-- begin --

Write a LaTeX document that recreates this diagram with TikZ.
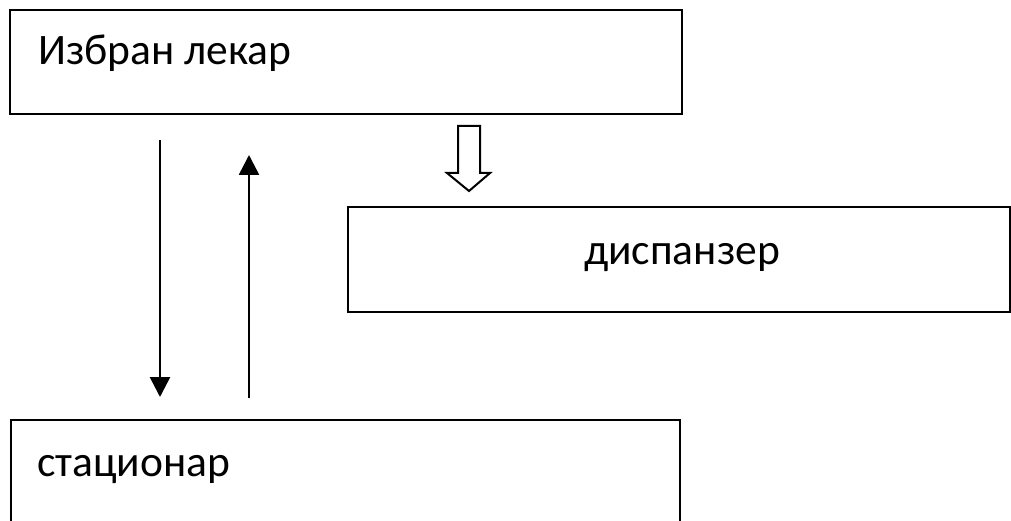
\documentclass[tikz,border=0pt]{standalone}
\usepackage{fontspec}
\setmainfont{Carlito}
\usetikzlibrary{arrows.meta}
\begin{document}
\begin{tikzpicture}[x=1pt,y=-1pt,
  boxstyle/.style={draw=black,line width=2.6pt,inner sep=0pt},
  lbl/.style={inner sep=0pt,font=\fontsize{43.5}{50}\selectfont},
  arr/.style={line width=2.6pt,-{Triangle[length=20pt,width=20pt]}}]
\useasboundingbox (0,0) rectangle (1011,521);
% boxes
\node[boxstyle,minimum width=672pt,minimum height=104pt] (b1) at (346,62) {};
\node[boxstyle,minimum width=662pt,minimum height=105pt] (b2) at (679,259.5) {};
\coordinate (b3nw) at (11,420);
\coordinate (b3ne) at (680,420);
\draw[line width=2.6pt] (11,521) -- (b3nw) -- (b3ne) -- (680,521);
% texts
\node[lbl,anchor=base west] (t1) at (38,65) {Избран лекар};
\node[lbl,anchor=base] (t2) at (682,265) {диспанзер};
\node[lbl,anchor=base west] (t3) at (37,476) {стационар};
% arrows
\coordinate (d1) at (160,140);
\coordinate (d2) at (160,397);
\coordinate (u1) at (249,398);
\coordinate (u2) at (249,155);
\draw[arr] (d1) -- (d2);
\draw[arr] (u1) -- (u2);
% hollow arrow
\draw[line width=2pt,fill=white,line join=miter]
  (458,126) -- (480,126) -- (480,173) -- (490,173) -- (469,191) -- (447,173) -- (458,173) -- cycle;
\end{tikzpicture}
\end{document}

-- end --

EXERCISE TASK —
Restate the whole listing above exactly, except for its images.

WRITTEN REPLY —
Write a LaTeX document that recreates this diagram with TikZ.
\documentclass[tikz,border=0pt]{standalone}
\usepackage{fontspec}
\setmainfont{Carlito}
\usetikzlibrary{arrows.meta}
\begin{document}
\begin{tikzpicture}[x=1pt,y=-1pt,
  boxstyle/.style={draw=black,line width=2.6pt,inner sep=0pt},
  lbl/.style={inner sep=0pt,font=\fontsize{43.5}{50}\selectfont},
  arr/.style={line width=2.6pt,-{Triangle[length=20pt,width=20pt]}}]
\useasboundingbox (0,0) rectangle (1011,521);
% boxes
\node[boxstyle,minimum width=672pt,minimum height=104pt] (b1) at (346,62) {};
\node[boxstyle,minimum width=662pt,minimum height=105pt] (b2) at (679,259.5) {};
\coordinate (b3nw) at (11,420);
\coordinate (b3ne) at (680,420);
\draw[line width=2.6pt] (11,521) -- (b3nw) -- (b3ne) -- (680,521);
% texts
\node[lbl,anchor=base west] (t1) at (38,65) {Избран лекар};
\node[lbl,anchor=base] (t2) at (682,265) {диспанзер};
\node[lbl,anchor=base west] (t3) at (37,476) {стационар};
% arrows
\coordinate (d1) at (160,140);
\coordinate (d2) at (160,397);
\coordinate (u1) at (249,398);
\coordinate (u2) at (249,155);
\draw[arr] (d1) -- (d2);
\draw[arr] (u1) -- (u2);
% hollow arrow
\draw[line width=2pt,fill=white,line join=miter]
  (458,126) -- (480,126) -- (480,173) -- (490,173) -- (469,191) -- (447,173) -- (458,173) -- cycle;
\end{tikzpicture}
\end{document}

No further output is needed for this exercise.